God, I confess that I sometimes believe the lie that I would be better off without your limits. Forgive me for the moments I've traded trust for the illusion of control. Teach me that your boundaries are not a cage but a gift — and give me the wisdom to recognize the half-truth when it comes. Amen.

Reflection

The serpent doesn't lie outright — that's what makes this scene so unsettling. 'Your eyes will be opened' — true. 'You will know good and evil' — also true. The half-truth is always more dangerous than the full lie, because you can't simply fact-check your way out of it. The serpent's real move is subtler and more corrosive: *God is holding out on you.* The implication is that your flourishing is somehow in competition with God's authority — that to be truly free, truly wise, truly yourself, you need to step outside what God has said. That story is still being pitched today, in a thousand different voices. We are offered this deal constantly: just this once, just this much independence from what God asks — and look what you'll gain. Control. Clarity. The knowledge of how things *really* work. The serpent's pitch is fundamentally about self-sufficiency — the idea that needing God is a limitation to escape rather than a design to embrace. And the heartbreaking thing is that we keep buying it, in big ways and small, on completely ordinary days. What 'fruit' are you being offered right now, dressed up as wisdom or freedom or just taking care of yourself? And who, exactly, is doing the selling?

Discussion Questions

1

The serpent's words contain partial truth — what made this kind of half-truth more dangerous than a straightforward lie, and why does that matter for how we think about deception today?

2

The serpent implies God can't be fully trusted. Where do you notice that same whisper showing up in your own thoughts, doubts, or assumptions about God?

3

Is the desire to be self-sufficient — to be in control, beyond needing guidance — something you recognize in yourself?
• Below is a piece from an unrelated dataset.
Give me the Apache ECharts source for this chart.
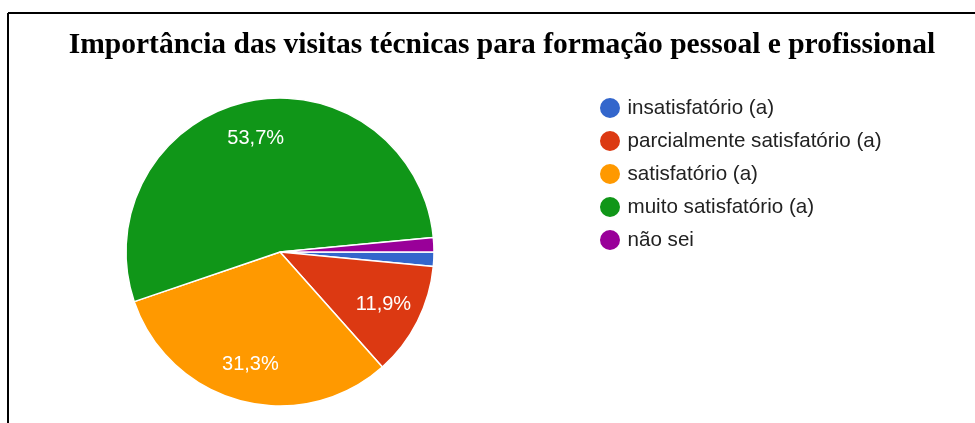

Where does it show up most clearly in your daily life?

4

How does this portrait of temptation shape how you talk to people you love — children, friends, people you're mentoring — about making choices?

5

Where in your life right now are you being offered a half-truth — something that sounds reasonable but requires you to step outside what you know to be right? What would it look like to name it honestly and choose differently?